==== Source excerpt

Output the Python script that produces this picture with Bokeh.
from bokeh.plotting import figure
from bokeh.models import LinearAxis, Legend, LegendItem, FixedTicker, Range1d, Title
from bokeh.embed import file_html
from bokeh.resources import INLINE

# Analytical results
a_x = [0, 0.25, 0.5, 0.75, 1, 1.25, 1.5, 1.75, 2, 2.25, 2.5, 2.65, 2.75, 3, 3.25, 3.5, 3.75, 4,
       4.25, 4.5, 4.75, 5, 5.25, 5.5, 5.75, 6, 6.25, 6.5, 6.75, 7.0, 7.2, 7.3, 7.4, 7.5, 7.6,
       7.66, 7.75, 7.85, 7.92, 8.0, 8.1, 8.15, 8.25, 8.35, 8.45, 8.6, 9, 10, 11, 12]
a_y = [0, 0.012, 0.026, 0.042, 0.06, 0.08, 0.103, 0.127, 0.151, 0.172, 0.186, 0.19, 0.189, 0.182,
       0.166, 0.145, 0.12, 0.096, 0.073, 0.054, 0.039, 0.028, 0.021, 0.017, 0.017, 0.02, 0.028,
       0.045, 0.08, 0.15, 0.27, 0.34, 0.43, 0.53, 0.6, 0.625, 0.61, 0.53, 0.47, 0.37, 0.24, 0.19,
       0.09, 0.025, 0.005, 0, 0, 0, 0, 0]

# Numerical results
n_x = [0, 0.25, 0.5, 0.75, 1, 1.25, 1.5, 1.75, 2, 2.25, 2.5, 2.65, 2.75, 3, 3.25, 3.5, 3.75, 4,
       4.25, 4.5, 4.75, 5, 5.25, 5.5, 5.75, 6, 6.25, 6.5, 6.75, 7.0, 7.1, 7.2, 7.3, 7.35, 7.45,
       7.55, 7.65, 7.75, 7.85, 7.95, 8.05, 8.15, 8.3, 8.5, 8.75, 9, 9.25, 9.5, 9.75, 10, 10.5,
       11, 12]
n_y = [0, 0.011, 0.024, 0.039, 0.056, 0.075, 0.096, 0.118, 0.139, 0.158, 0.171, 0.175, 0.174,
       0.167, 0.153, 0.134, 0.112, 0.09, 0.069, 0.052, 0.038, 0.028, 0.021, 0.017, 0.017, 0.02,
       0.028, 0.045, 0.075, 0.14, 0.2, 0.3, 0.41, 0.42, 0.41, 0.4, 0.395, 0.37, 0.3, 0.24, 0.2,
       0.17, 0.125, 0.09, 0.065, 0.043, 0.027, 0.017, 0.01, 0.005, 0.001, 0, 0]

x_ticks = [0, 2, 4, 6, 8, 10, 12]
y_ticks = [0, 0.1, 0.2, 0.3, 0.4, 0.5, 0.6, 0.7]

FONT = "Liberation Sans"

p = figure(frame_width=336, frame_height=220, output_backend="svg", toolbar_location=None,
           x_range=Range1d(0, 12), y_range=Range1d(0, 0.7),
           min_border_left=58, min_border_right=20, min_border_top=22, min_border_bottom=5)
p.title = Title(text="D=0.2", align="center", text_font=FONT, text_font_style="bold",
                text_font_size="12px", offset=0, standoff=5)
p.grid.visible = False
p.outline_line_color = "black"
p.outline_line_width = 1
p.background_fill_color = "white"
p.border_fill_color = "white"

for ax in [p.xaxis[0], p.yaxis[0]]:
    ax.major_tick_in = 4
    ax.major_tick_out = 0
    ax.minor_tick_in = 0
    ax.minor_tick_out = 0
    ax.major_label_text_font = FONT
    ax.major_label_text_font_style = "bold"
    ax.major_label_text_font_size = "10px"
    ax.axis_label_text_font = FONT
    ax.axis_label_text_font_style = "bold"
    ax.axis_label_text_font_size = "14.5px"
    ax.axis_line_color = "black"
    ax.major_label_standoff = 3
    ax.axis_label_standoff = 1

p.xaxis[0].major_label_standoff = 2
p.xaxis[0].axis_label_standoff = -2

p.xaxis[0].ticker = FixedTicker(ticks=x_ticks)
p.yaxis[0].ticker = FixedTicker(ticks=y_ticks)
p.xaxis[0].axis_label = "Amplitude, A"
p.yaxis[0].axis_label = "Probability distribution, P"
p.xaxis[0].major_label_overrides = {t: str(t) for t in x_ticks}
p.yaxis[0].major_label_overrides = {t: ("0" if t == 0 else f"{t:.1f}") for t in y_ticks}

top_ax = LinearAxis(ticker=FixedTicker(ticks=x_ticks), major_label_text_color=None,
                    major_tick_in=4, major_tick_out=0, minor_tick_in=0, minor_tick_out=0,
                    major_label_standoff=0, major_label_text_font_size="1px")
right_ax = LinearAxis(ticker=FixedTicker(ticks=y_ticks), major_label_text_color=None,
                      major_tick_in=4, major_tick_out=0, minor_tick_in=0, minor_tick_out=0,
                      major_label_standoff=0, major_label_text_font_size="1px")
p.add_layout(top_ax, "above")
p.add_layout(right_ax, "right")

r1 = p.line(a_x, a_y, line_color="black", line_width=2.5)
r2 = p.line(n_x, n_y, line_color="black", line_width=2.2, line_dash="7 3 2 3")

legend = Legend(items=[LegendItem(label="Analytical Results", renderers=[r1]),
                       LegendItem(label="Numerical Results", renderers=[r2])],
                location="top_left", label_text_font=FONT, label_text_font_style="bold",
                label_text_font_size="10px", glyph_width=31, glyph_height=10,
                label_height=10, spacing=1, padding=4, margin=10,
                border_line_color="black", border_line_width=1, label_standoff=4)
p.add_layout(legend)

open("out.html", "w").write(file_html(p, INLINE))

========

[Work to complete] Return exactly the lines from the beginning of the data above through the one containing "0.09, 0.025, 0.005, 0, 0, 0, 0, 0]", please. Include both end lines and add nothing else.

[Written solution]
Output the Python script that produces this picture with Bokeh.
from bokeh.plotting import figure
from bokeh.models import LinearAxis, Legend, LegendItem, FixedTicker, Range1d, Title
from bokeh.embed import file_html
from bokeh.resources import INLINE

# Analytical results
a_x = [0, 0.25, 0.5, 0.75, 1, 1.25, 1.5, 1.75, 2, 2.25, 2.5, 2.65, 2.75, 3, 3.25, 3.5, 3.75, 4,
       4.25, 4.5, 4.75, 5, 5.25, 5.5, 5.75, 6, 6.25, 6.5, 6.75, 7.0, 7.2, 7.3, 7.4, 7.5, 7.6,
       7.66, 7.75, 7.85, 7.92, 8.0, 8.1, 8.15, 8.25, 8.35, 8.45, 8.6, 9, 10, 11, 12]
a_y = [0, 0.012, 0.026, 0.042, 0.06, 0.08, 0.103, 0.127, 0.151, 0.172, 0.186, 0.19, 0.189, 0.182,
       0.166, 0.145, 0.12, 0.096, 0.073, 0.054, 0.039, 0.028, 0.021, 0.017, 0.017, 0.02, 0.028,
       0.045, 0.08, 0.15, 0.27, 0.34, 0.43, 0.53, 0.6, 0.625, 0.61, 0.53, 0.47, 0.37, 0.24, 0.19,
       0.09, 0.025, 0.005, 0, 0, 0, 0, 0]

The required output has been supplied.